In the next post you will find a step-by-step knuckleheaded procedure especially designed by and for all you backyard mechanics so you too can marry your posts with their betrothed.

Wednesday, September 16, 2009

'It Could Happen To You"

It Could Happen To You.mp3




Ok. this is cheating but it's my blog right?

I'm beginning this blog, on this particular tune after i worked on it a little yesterday. which in and of itself, isn't really cheating.

but i think i have to do the whole thing over.

why?

there had better be a good reason. you're talking to a guy who HATES...Hates to turn around to go back to the house to retrieve something he forgot.
Hates to retrace his steps looking for an article he 'put in a safe place.'
Hates to go back to anything once he puts it to bed.

that said, i think i have to redo this whole tune.
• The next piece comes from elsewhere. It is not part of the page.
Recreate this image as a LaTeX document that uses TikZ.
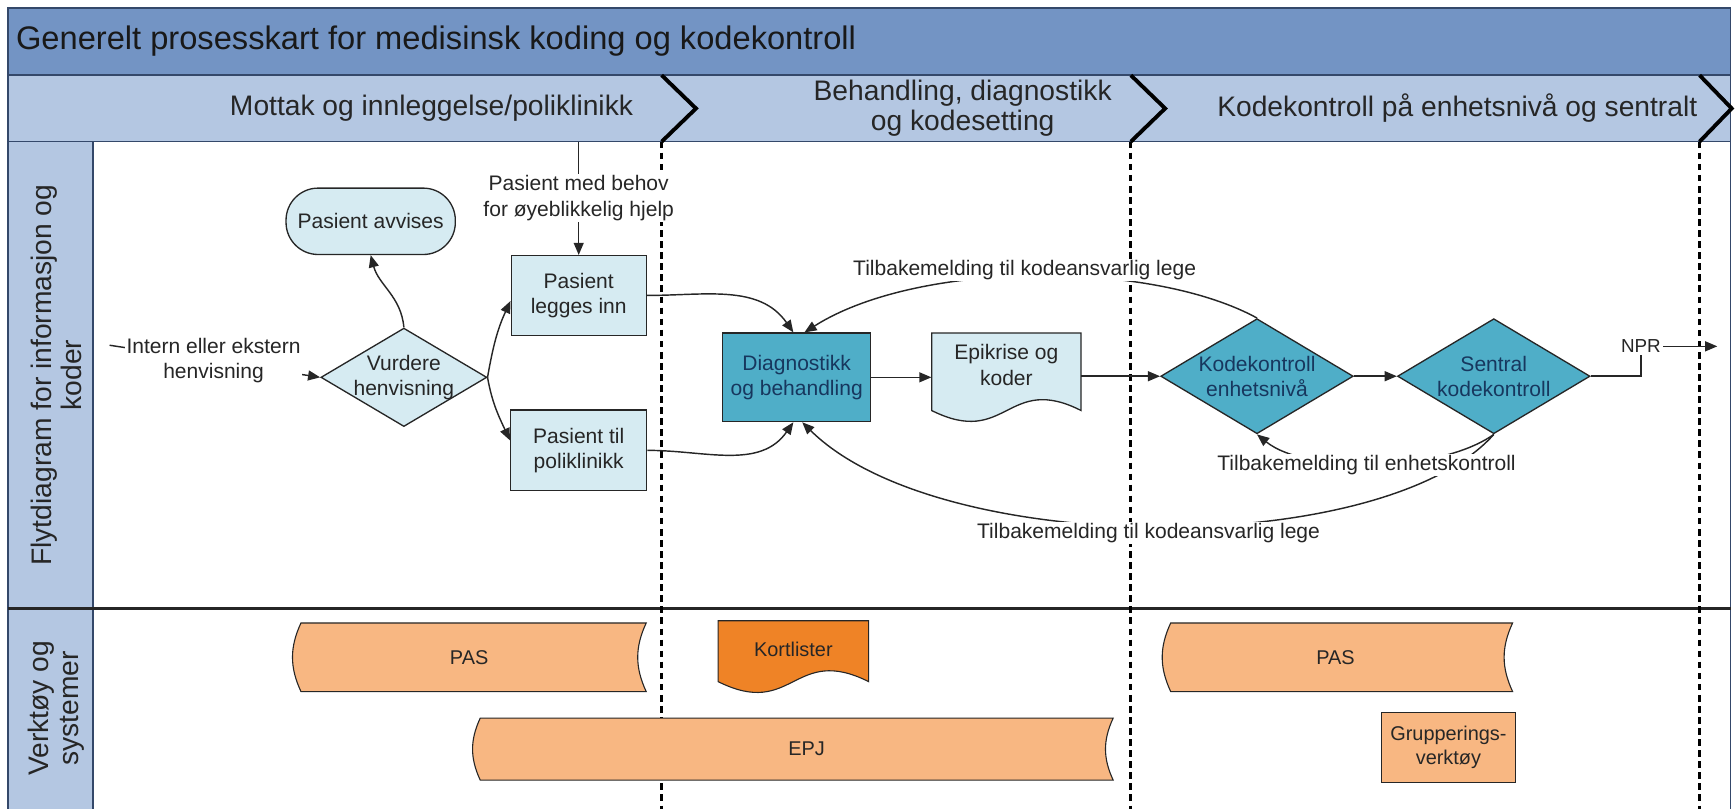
\documentclass[tikz,border=0pt]{standalone}
\usepackage{fontspec}
\setmainfont{Liberation Sans}
\usepackage{tikz}
\usetikzlibrary{shapes.geometric,arrows.meta}

\definecolor{tittelbla}{HTML}{7394C4}
\definecolor{fasebla}{HTML}{B4C7E2}
\definecolor{lysbla}{HTML}{D6EBF2}
\definecolor{morkbla}{HTML}{4FAEC8}
\definecolor{lysoransje}{HTML}{F8B782}
\definecolor{oransje}{HTML}{EF8326}
\definecolor{ramme}{HTML}{34486A}
\definecolor{strek}{HTML}{262626}
\definecolor{morktekst}{HTML}{17375E}

\tikzset{
  pil/.style={draw=strek, line width=1.3pt, -{Triangle[length=11pt,width=9pt]}},
  linje/.style={draw=strek, line width=1.3pt},
  tekst/.style={font=\fontsize{19}{23}\selectfont, align=center, text=black!85},
  etikett/.style={tekst, fill=white, inner sep=1pt},
  boks/.style={tekst, draw=strek, line width=1.2pt, fill=lysbla, inner sep=0pt},
  terminal/.style={boks, rounded corners=29pt, minimum width=153pt, minimum height=60pt},
  ruter/.style={diamond, draw=strek, line width=1.2pt, fill=lysbla, inner sep=0pt},
  fase/.style={font=\fontsize{25.5}{27}\selectfont, align=center, text=black!85},
  felt/.style={fase, rotate=90},
  skille/.style={line width=2.8pt, dash pattern=on 6pt off 4pt},
  vinkel/.style={line width=3.5pt},
  lager/.style={draw=strek, line width=1pt, fill=lysoransje},
  verktoy/.style={font=\fontsize{18}{22}\selectfont, align=center, text=black!85}
}

\begin{document}
\begin{tikzpicture}[x=1pt,y=-1pt]
    \path[use as bounding box] (0,0) rectangle (1568,731);

    % Draw the frame, the title bar and the phase bar
    \fill[tittelbla] (7,7) rectangle (1564,68);
    \fill[fasebla] (7,68) rectangle (1564,128);
    \fill[fasebla] (7,128) rectangle (84,735);
    \draw[ramme, line width=1.5pt] (7,735) -- (7,7) -- (1564,7) -- (1564,735);
    \draw[ramme, line width=1.5pt] (7,68) -- (1564,68);
    \draw[ramme, line width=1.5pt] (7,128) -- (1564,128);
    \draw[ramme, line width=1.5pt] (84,128) -- (84,735);
    \draw[strek, line width=2.5pt] (7,550) -- (1564,550);

    \node[anchor=west, font=\fontsize{29.5}{34}\selectfont, text=black!90] (tittel) at (11,37) {Generelt prosesskart for medisinsk koding og kodekontroll};

    % Phases
    \node[fase] (fase1) at (390,98) {Mottak og innleggelse/poliklinikk};
    \node[fase] (fase2) at (870,98) {Behandling, diagnostikk\\og kodesetting};
    \node[fase] (fase3) at (1317,98) {Kodekontroll på enhetsnivå og sentralt};
    \draw[vinkel] (598,68) -- (629,98) -- (598,128);
    \draw[vinkel] (1022,68) -- (1053,98) -- (1022,128);
    \draw[vinkel] (1536,68) -- (1565,98) -- (1536,128);

    % Lanes
    \node[felt] (felt1) at (51,339) {Flytdiagram for informasjon og\\koder};
    \node[felt] (felt2) at (51,640) {Verktøy og\\systemer};

    % Dotted phase borders
    \draw[skille] (598,128) -- (598,735);
    \draw[skille] (1022,128) -- (1022,735);
    \draw[skille] (1536,128) -- (1536,735);

    % Flow chart
    \node[terminal] (avvis) at (335,200) {Pasient avvises};
    \node[ruter, minimum width=150pt, minimum height=89pt, label={[tekst]center:{Vurdere\\henvisning}}] (vurder) at (365,341) {};
    \node[boks, minimum width=122pt, minimum height=72pt] (inn) at (523,267) {Pasient\\legges inn};
    \node[boks, minimum width=123pt, minimum height=73pt] (poli) at (523,407) {Pasient til\\poliklinikk};
    \node[boks, fill=morkbla, text=morktekst, minimum width=134pt, minimum height=80pt] (diag) at (720,341) {Diagnostikk\\og behandling};

    \filldraw[draw=strek, line width=1.2pt, fill=lysbla] (842,301) -- (977,301) -- (977,371) .. controls (910,337) and (910,405) .. (842,371) -- cycle;
    \node[tekst, minimum width=135pt, minimum height=58pt, inner sep=0pt] (epi) at (909.5,330) {Epikrise og\\koder};

    \node[ruter, fill=morkbla, minimum width=174pt, minimum height=104pt, label={[tekst, text=morktekst]center:{Kodekontroll\\enhetsnivå}}] (kk) at (1136,340) {};
    \node[ruter, fill=morkbla, minimum width=174pt, minimum height=104pt, label={[tekst, text=morktekst]center:{Sentral\\kodekontroll}}] (sentral) at (1350,340) {};

    % Connectors
    \coordinate (henv0) at (99,312);
    \coordinate (akutt) at (523,128);
    \coordinate (nprut) at (1552,313);
    \draw[pil] (henv0) -- (vurder.west);
    \draw[pil] (akutt) -- (inn.north);
    \draw[pil] (vurder.north) to[out=95,in=-75] (avvis.south);
    \draw[pil] (vurder.east) to[out=80,in=245] ([yshift=-5pt]inn.west);
    \draw[pil] (vurder.east) to[out=-80,in=115] ([yshift=9pt]poli.west);
    \draw[pil] (inn.east) to[out=0,in=125] ([xshift=-3pt]diag.north);
    \draw[pil] (poli.east) to[out=0,in=-125] ([xshift=-3pt]diag.south);
    \draw[pil] (diag.east) -- (diag.east -| epi.west);
    \draw[pil] (epi.east |- kk.west) -- (kk.west);
    \draw[pil] (kk.east) -- (sentral.west);
    \draw[pil] (kk.north) .. controls (1040,235) and (830,235) .. ([xshift=7pt]diag.north);
    \draw[pil] (sentral.south) .. controls (1300,428) and (1180,428) .. (kk.south);
    \draw[pil] (sentral.south) .. controls (1250,505) and (850,505) .. ([xshift=5pt]diag.south);

    \node[etikett] (henv) at (193,326) {Intern eller ekstern\\henvisning};
    \node[etikett] (behov) at (523,179) {Pasient med behov\\for øyeblikkelig hjelp};
    \node[etikett] (tilbake1) at (926,244) {Tilbakemelding til kodeansvarlig lege};
    \node[etikett] (tilbake2) at (1235,420) {Tilbakemelding til enhetskontroll};
    \node[etikett] (tilbake3) at (1038,482) {Tilbakemelding til kodeansvarlig lege};
    \node[etikett, font=\fontsize{17}{20}\selectfont, inner sep=2pt] (npr) at (1483,313) {NPR};
    \draw[linje] (sentral.east) -| (npr.south);
    \draw[pil] (npr.east) -- (nprut);

    % Tools and systems
    \filldraw[lager] (272,563) -- (584,563) to[bend right=25] (584,625) -- (272,625) to[bend left=25] (272,563) -- cycle;
    \node[verktoy] (pas1) at (424,594) {PAS};
    \filldraw[lager] (434,649) -- (1006,649) to[bend right=25] (1006,705) -- (434,705) to[bend left=25] (434,649) -- cycle;
    \node[verktoy] (epj) at (729,677) {EPJ};
    \filldraw[lager] (1058,563) -- (1367,563) to[bend right=25] (1367,625) -- (1058,625) to[bend left=25] (1058,563) -- cycle;
    \node[verktoy] (pas2) at (1207,594) {PAS};
    \filldraw[draw=strek, line width=1pt, fill=oransje] (649,561) -- (785,561) -- (785,616) .. controls (717,582) and (717,650) .. (649,616) -- cycle;
    \node[verktoy] (kort) at (717,587) {Kortlister};
    \node[verktoy, draw=strek, line width=1pt, fill=lysoransje, minimum width=121pt, minimum height=63pt, inner sep=0pt] (grupp) at (1309,675.5) {Grupperings-\\verktøy};
\end{tikzpicture}
\end{document}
because it doesn't sound good. doesn't feel right. doesn't work.
i keep hearing the way Chet did it.
that lyrical, round-edges tempo
those leisurely pursued changes
that sweet sweet melodic movement

yeah my version (even the practice version mind you...for practice purposes only kind of a thing) doesn't have any of these things. in fact these elements represent pretty much a diametric opposition to the way Chet did the tune. Not good. Not good.

Ok, so let's dive back into it and see if i can fix it.


Later....that same day.....


Turns out i didn't try to fix it. instead i decided to go with what i had in terms of tempo, drum part, keys and bass. I didn't have a vox or a horn part down yet.

i decided this based on a spur-of-the-moment reaction: i know. it doesn't make much sense. don't worry. turns out, it doesn't have to.

I figured, given what i already had down, i had nothing to lose by going ahead and fleshing it out. i could always build out a brand new version of the same tune, one more aligned with Chet's version.


First order of business: figure out why Reaper wasn't showing up in the version that preceded the new one that they told me to download: the one whose major updated feature seemed to be to fuck everything up: Firefox, Itunes, Safari, Word. The friggin OS for chrissakes!

Finally, i got it and it worked. So i hit out to see what i could do with the tracks i had in the can. They sounded ok and appeared to be in sync with each other which meant i had done a decent job copying and pasting the parts i laid down yesterday.

So i set up the mic to roll on a vocal track. Got the lyric sheet in front of me and tapped 'record.' it felt really good to sing the tune. i noticed it was easier to stay in tune. this was good.

But still, i have trouble hearing the bed when i'm singing. there must be a technique involved when recording . i wouldn't know. but i guess i'm going to find out, most likely by trial and error, the last refuge of an idiot.

one thing i did differently: i recorded my voice through several verses, only bailing if i really fucked up bad, i.e., forgotten lyrics, bad intonation, bad timing or rhythm. this is not different from any other tune i had done thus far.

but instead of moving on to the trumpet part, i had a thought about the arrangement. this meant leaving a hole where a vocal solo or a trumpet line would go. this worked out surprisingly well, arrangement-wise, that is.

The trumpet part threw me for a loop. it always does. i need to remember why i am doing this in the first place. it's not ready-to-wear, more like second-hand sportswear.

so the trumpet part went down but not without some moments of a shitstorm. mostly about the piece of crap i'm playing, the difficult playing the good stuff while the tape is running etc.

All this will no doubt continue through the project, through the process.